No. The decision whether to file a formal complaint with the court is made by the prosecuting attorney. However, even if your partner is not arrested, the officers will prepare a report of the incident that the prosecutor will review to determine whether or not to file a complaint. If the prosecutor does file a complaint, you need to know that your partner will not be arrested when they serve him with the complaint. He will only have to sign a promise to appear in court on the date stated in the complaint.

If I don't want to report it to law enforcement, can I report it directly to the city prosecutor or the state's attorney?

No, you need to make a report to the police or sheriff’s office first. The Victim Assistance Coordinator at the State’s Attorney’s Office or a Safe Shelter Advocate can assist you in this process. Their phone numbers are listed on the contact information page.

What if I want to drop the charges later or not testify?

Because the prosecuting attorney is the one who files the charges, only he or she can decide to drop the charges. Once the charges are filed by the prosecuting attorney, it is unlikely that they will be dropped.

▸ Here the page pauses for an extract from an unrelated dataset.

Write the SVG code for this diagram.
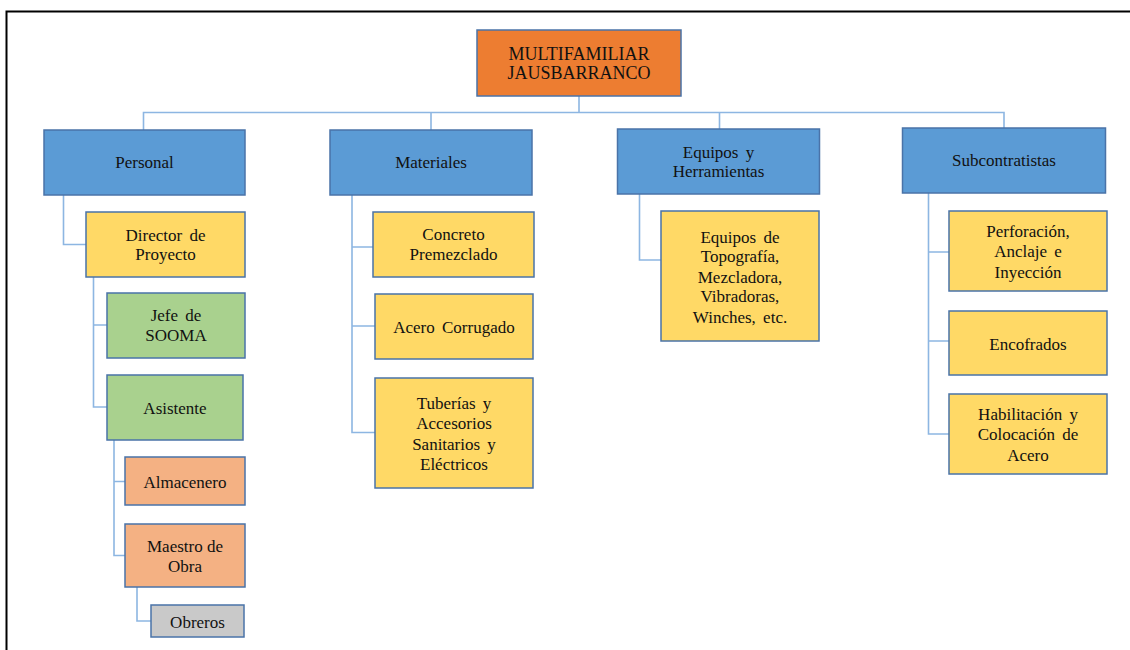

Refusing to testify should be taken very seriously because a victim’s testimony is often crucial to successful prosecution. You may begin to feel sorry for your partner or worry that he will go to jail, but if he has assaulted you he has committed a crime and must bear the consequences for his actions. If you are concerned about testifying, you can discuss your concerns with the Victim Assistance Coordinator and/or your Safe Shelter Advocate.

If your partner threatens you or tries to make you drop the charges, you need to contact the prosecuting attorney right away. She or he will discuss the options available to you, including a No-Contact Order or a Protection Order, which can prevent your partner from having contact with you during the time the case is pending.